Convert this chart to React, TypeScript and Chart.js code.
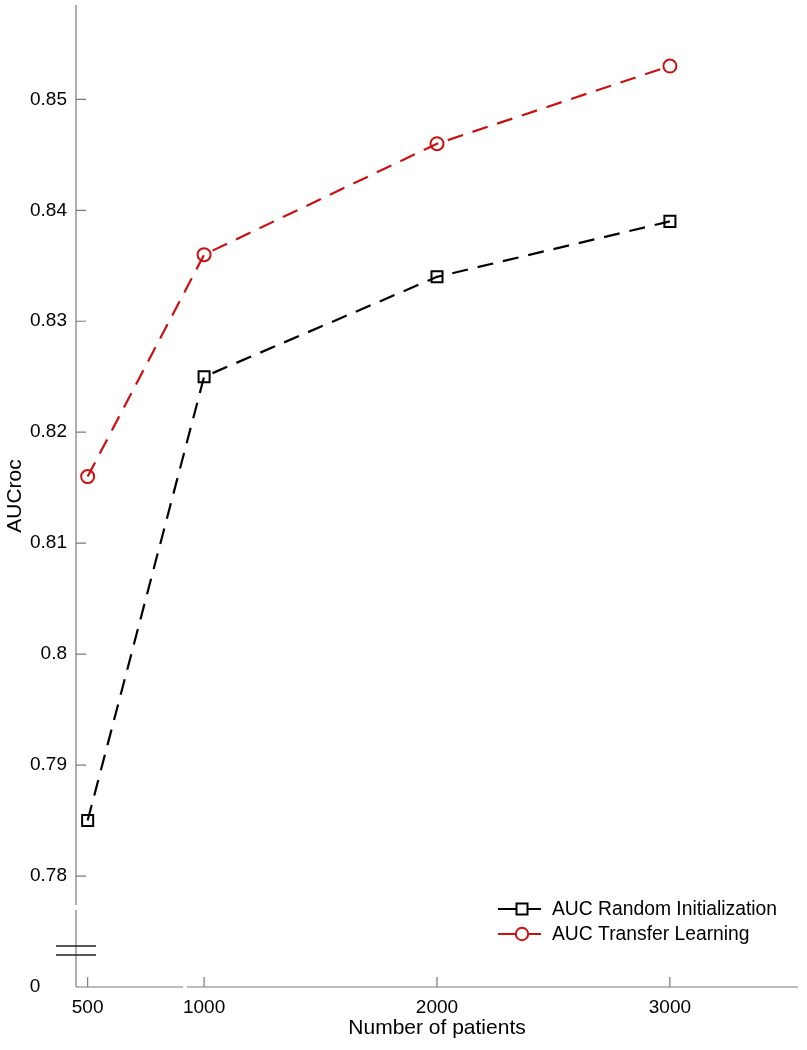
import React, { useEffect, useRef } from 'react';
import { Chart, registerables } from 'chart.js';

Chart.register(...registerables);

const patients = [500, 1000, 2000, 3000];
const aucRandom = [0.785, 0.825, 0.834, 0.839];
const aucTransfer = [0.816, 0.836, 0.846, 0.853];
const xTickValues = [500, 1000, 2000, 3000];
const yTickValues = [0.78, 0.79, 0.8, 0.81, 0.82, 0.83, 0.84, 0.85];
const yBreakLabel = '0';
const seriesNames = ['AUC Random Initialization', 'AUC Transfer Learning'];
const xTitle = 'Number of patients';
const yTitle = 'AUCroc';

const FONT = "'Liberation Sans', Arial, Helvetica, sans-serif";
const AXIS_COLOR = '#7a7a7a';
const RED = '#cc1010';
const BLACK = '#000000';

const decorPlugin = {
  id: 'decor',
  afterDraw(chart: any) {
    const ctx = chart.ctx;
    const { left, right, top, bottom } = chart.chartArea;
    const xs = chart.scales.x;
    const ys = chart.scales.y;
    ctx.save();
    ctx.strokeStyle = AXIS_COLOR;
    ctx.lineWidth = 1.2;
    ctx.setLineDash([]);
    // y axis with gap
    const yGapTop = bottom - 82;
    const yGapBot = bottom - 77;
    ctx.beginPath();
    ctx.moveTo(left, top);
    ctx.lineTo(left, yGapTop);
    ctx.moveTo(left, yGapBot);
    ctx.lineTo(left, bottom);
    // x axis with gap
    const xGapL = left + 107;
    const xGapR = left + 111;
    ctx.moveTo(left, bottom);
    ctx.lineTo(xGapL, bottom);
    ctx.moveTo(xGapR, bottom);
    ctx.lineTo(right, bottom);
    ctx.stroke();
    // ticks
    ctx.beginPath();
    yTickValues.forEach((v) => {
      const p = ys.getPixelForValue(v);
      ctx.moveTo(left, p);
      ctx.lineTo(left + 10, p);
    });
    xTickValues.forEach((v) => {
      const p = xs.getPixelForValue(v);
      ctx.moveTo(p, bottom);
      ctx.lineTo(p, bottom - 10);
    });
    ctx.stroke();
    // break marks
    ctx.strokeStyle = '#222222';
    ctx.lineWidth = 1.5;
    ctx.beginPath();
    ctx.moveTo(left - 20, bottom - 41);
    ctx.lineTo(left + 20, bottom - 41);
    ctx.moveTo(left - 20, bottom - 32);
    ctx.lineTo(left + 20, bottom - 32);
    ctx.stroke();
    // "0" label
    ctx.fillStyle = BLACK;
    ctx.font = `19px ${FONT}`;
    ctx.textAlign = 'center';
    ctx.textBaseline = 'middle';
    ctx.fillText(yBreakLabel, 35, bottom);
    // legend
    const items = [
      { name: seriesNames[0], color: BLACK, shape: 'rect' },
      { name: seriesNames[1], color: RED, shape: 'circle' },
    ];
    ctx.font = `19.3px ${FONT}`;
    ctx.textAlign = 'left';
    items.forEach((it, i) => {
      const y = 909 + i * 25;
      ctx.strokeStyle = it.color;
      ctx.lineWidth = 2;
      ctx.beginPath();
      ctx.moveTo(498, y);
      ctx.lineTo(516, y);
      ctx.moveTo(528, y);
      ctx.lineTo(541, y);
      ctx.stroke();
      ctx.beginPath();
      if (it.shape === 'rect') {
        ctx.rect(516.5, y - 5.5, 11, 11);
      } else {
        ctx.arc(522, y, 6.2, 0, Math.PI * 2);
      }
      ctx.stroke();
      ctx.fillStyle = BLACK;
      ctx.fillText(it.name, 552, y + 1);
    });
    ctx.restore();
  },
};

export default function App() {
  const canvasRef = useRef<HTMLCanvasElement | null>(null);

  useEffect(() => {
    if (!canvasRef.current) return;
    Chart.defaults.font.family = FONT;
    const chart = new Chart(canvasRef.current, {
      type: 'line',
      data: {
        datasets: [
          {
            label: seriesNames[0],
            data: patients.map((x, i) => ({ x, y: aucRandom[i] })),
            borderColor: BLACK,
            borderWidth: 2.2,
            borderDash: [16, 10],
            pointStyle: 'rect',
            pointRadius: 7.8,
            pointBorderWidth: 2,
            pointBorderColor: BLACK,
            pointBackgroundColor: 'rgba(0,0,0,0)',
            fill: false,
            tension: 0,
          },
          {
            label: seriesNames[1],
            data: patients.map((x, i) => ({ x, y: aucTransfer[i] })),
            borderColor: RED,
            borderWidth: 2.2,
            borderDash: [16, 10],
            pointStyle: 'circle',
            pointRadius: 6.5,
            pointBorderWidth: 2,
            pointBorderColor: RED,
            pointBackgroundColor: 'rgba(0,0,0,0)',
            fill: false,
            tension: 0,
          },
        ],
      },
      options: {
        animation: false,
        responsive: false,
        maintainAspectRatio: false,
        layout: { autoPadding: false, padding: { top: 5, right: 9, left: 0, bottom: 0 } },
        plugins: {
          legend: { display: false },
          tooltip: { enabled: false },
        },
        scales: {
          x: {
            type: 'linear',
            min: 450,
            max: 3550,
            grid: { display: false, drawTicks: false },
            border: { display: false },
            afterBuildTicks: (scale: any) => {
              scale.ticks = xTickValues.map((v) => ({ value: v }));
            },
            afterFit: (scale: any) => {
              scale.height = 63;
              scale.paddingLeft = 0;
              scale.paddingRight = 0;
            },
            ticks: {
              padding: 9,
              color: BLACK,
              font: { size: 19 },
              maxRotation: 0,
              autoSkip: false,
              callback: (v: any) => String(v),
            },
            title: {
              display: true,
              text: xTitle,
              color: BLACK,
              font: { size: 21 },
              padding: { top: 0, bottom: 9 },
            },
          },
          y: {
            type: 'linear',
            min: 0.77,
            max: 0.8585,
            grid: { display: false, drawTicks: false },
            border: { display: false },
            afterBuildTicks: (scale: any) => {
              scale.ticks = yTickValues.map((v) => ({ value: v }));
            },
            afterFit: (scale: any) => {
              scale.width = 76;
              scale.paddingTop = 0;
              scale.paddingBottom = 0;
            },
            ticks: {
              padding: 9,
              color: BLACK,
              font: { size: 19 },
              autoSkip: false,
              callback: (v: any) => String(v),
            },
            title: {
              display: true,
              text: yTitle,
              color: BLACK,
              font: { size: 21 },
              padding: { top: 3, bottom: 0 },
            },
          },
        },
      },
      plugins: [decorPlugin],
    } as any);
    return () => chart.destroy();
  }, []);

  return (
    <div style={{ position: 'absolute', left: 0, top: 0, width: 807, height: 1050, background: '#fff' }}>
      <canvas ref={canvasRef} width={807} height={1050} style={{ width: 807, height: 1050 }} />
    </div>
  );
}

## What this task involves
The data above should be repeated exactly, minus any pictures.

## Finished exercise
Convert this chart to React, TypeScript and Chart.js code.
import React, { useEffect, useRef } from 'react';
import { Chart, registerables } from 'chart.js';

Chart.register(...registerables);

const patients = [500, 1000, 2000, 3000];
const aucRandom = [0.785, 0.825, 0.834, 0.839];
const aucTransfer = [0.816, 0.836, 0.846, 0.853];
const xTickValues = [500, 1000, 2000, 3000];
const yTickValues = [0.78, 0.79, 0.8, 0.81, 0.82, 0.83, 0.84, 0.85];
const yBreakLabel = '0';
const seriesNames = ['AUC Random Initialization', 'AUC Transfer Learning'];
const xTitle = 'Number of patients';
const yTitle = 'AUCroc';

const FONT = "'Liberation Sans', Arial, Helvetica, sans-serif";
const AXIS_COLOR = '#7a7a7a';
const RED = '#cc1010';
const BLACK = '#000000';

const decorPlugin = {
  id: 'decor',
  afterDraw(chart: any) {
    const ctx = chart.ctx;
    const { left, right, top, bottom } = chart.chartArea;
    const xs = chart.scales.x;
    const ys = chart.scales.y;
    ctx.save();
    ctx.strokeStyle = AXIS_COLOR;
    ctx.lineWidth = 1.2;
    ctx.setLineDash([]);
    // y axis with gap
    const yGapTop = bottom - 82;
    const yGapBot = bottom - 77;
    ctx.beginPath();
    ctx.moveTo(left, top);
    ctx.lineTo(left, yGapTop);
    ctx.moveTo(left, yGapBot);
    ctx.lineTo(left, bottom);
    // x axis with gap
    const xGapL = left + 107;
    const xGapR = left + 111;
    ctx.moveTo(left, bottom);
    ctx.lineTo(xGapL, bottom);
    ctx.moveTo(xGapR, bottom);
    ctx.lineTo(right, bottom);
    ctx.stroke();
    // ticks
    ctx.beginPath();
    yTickValues.forEach((v) => {
      const p = ys.getPixelForValue(v);
      ctx.moveTo(left, p);
      ctx.lineTo(left + 10, p);
    });
    xTickValues.forEach((v) => {
      const p = xs.getPixelForValue(v);
      ctx.moveTo(p, bottom);
      ctx.lineTo(p, bottom - 10);
    });
    ctx.stroke();
    // break marks
    ctx.strokeStyle = '#222222';
    ctx.lineWidth = 1.5;
    ctx.beginPath();
    ctx.moveTo(left - 20, bottom - 41);
    ctx.lineTo(left + 20, bottom - 41);
    ctx.moveTo(left - 20, bottom - 32);
    ctx.lineTo(left + 20, bottom - 32);
    ctx.stroke();
    // "0" label
    ctx.fillStyle = BLACK;
    ctx.font = `19px ${FONT}`;
    ctx.textAlign = 'center';
    ctx.textBaseline = 'middle';
    ctx.fillText(yBreakLabel, 35, bottom);
    // legend
    const items = [
      { name: seriesNames[0], color: BLACK, shape: 'rect' },
      { name: seriesNames[1], color: RED, shape: 'circle' },
    ];
    ctx.font = `19.3px ${FONT}`;
    ctx.textAlign = 'left';
    items.forEach((it, i) => {
      const y = 909 + i * 25;
      ctx.strokeStyle = it.color;
      ctx.lineWidth = 2;
      ctx.beginPath();
      ctx.moveTo(498, y);
      ctx.lineTo(516, y);
      ctx.moveTo(528, y);
      ctx.lineTo(541, y);
      ctx.stroke();
      ctx.beginPath();
      if (it.shape === 'rect') {
        ctx.rect(516.5, y - 5.5, 11, 11);
      } else {
        ctx.arc(522, y, 6.2, 0, Math.PI * 2);
      }
      ctx.stroke();
      ctx.fillStyle = BLACK;
      ctx.fillText(it.name, 552, y + 1);
    });
    ctx.restore();
  },
};

export default function App() {
  const canvasRef = useRef<HTMLCanvasElement | null>(null);

  useEffect(() => {
    if (!canvasRef.current) return;
    Chart.defaults.font.family = FONT;
    const chart = new Chart(canvasRef.current, {
      type: 'line',
      data: {
        datasets: [
          {
            label: seriesNames[0],
            data: patients.map((x, i) => ({ x, y: aucRandom[i] })),
            borderColor: BLACK,
            borderWidth: 2.2,
            borderDash: [16, 10],
            pointStyle: 'rect',
            pointRadius: 7.8,
            pointBorderWidth: 2,
            pointBorderColor: BLACK,
            pointBackgroundColor: 'rgba(0,0,0,0)',
            fill: false,
            tension: 0,
          },
          {
            label: seriesNames[1],
            data: patients.map((x, i) => ({ x, y: aucTransfer[i] })),
            borderColor: RED,
            borderWidth: 2.2,
            borderDash: [16, 10],
            pointStyle: 'circle',
            pointRadius: 6.5,
            pointBorderWidth: 2,
            pointBorderColor: RED,
            pointBackgroundColor: 'rgba(0,0,0,0)',
            fill: false,
            tension: 0,
          },
        ],
      },
      options: {
        animation: false,
        responsive: false,
        maintainAspectRatio: false,
        layout: { autoPadding: false, padding: { top: 5, right: 9, left: 0, bottom: 0 } },
        plugins: {
          legend: { display: false },
          tooltip: { enabled: false },
        },
        scales: {
          x: {
            type: 'linear',
            min: 450,
            max: 3550,
            grid: { display: false, drawTicks: false },
            border: { display: false },
            afterBuildTicks: (scale: any) => {
              scale.ticks = xTickValues.map((v) => ({ value: v }));
            },
            afterFit: (scale: any) => {
              scale.height = 63;
              scale.paddingLeft = 0;
              scale.paddingRight = 0;
            },
            ticks: {
              padding: 9,
              color: BLACK,
              font: { size: 19 },
              maxRotation: 0,
              autoSkip: false,
              callback: (v: any) => String(v),
            },
            title: {
              display: true,
              text: xTitle,
              color: BLACK,
              font: { size: 21 },
              padding: { top: 0, bottom: 9 },
            },
          },
          y: {
            type: 'linear',
            min: 0.77,
            max: 0.8585,
            grid: { display: false, drawTicks: false },
            border: { display: false },
            afterBuildTicks: (scale: any) => {
              scale.ticks = yTickValues.map((v) => ({ value: v }));
            },
            afterFit: (scale: any) => {
              scale.width = 76;
              scale.paddingTop = 0;
              scale.paddingBottom = 0;
            },
            ticks: {
              padding: 9,
              color: BLACK,
              font: { size: 19 },
              autoSkip: false,
              callback: (v: any) => String(v),
            },
            title: {
              display: true,
              text: yTitle,
              color: BLACK,
              font: { size: 21 },
              padding: { top: 3, bottom: 0 },
            },
          },
        },
      },
      plugins: [decorPlugin],
    } as any);
    return () => chart.destroy();
  }, []);

  return (
    <div style={{ position: 'absolute', left: 0, top: 0, width: 807, height: 1050, background: '#fff' }}>
      <canvas ref={canvasRef} width={807} height={1050} style={{ width: 807, height: 1050 }} />
    </div>
  );
}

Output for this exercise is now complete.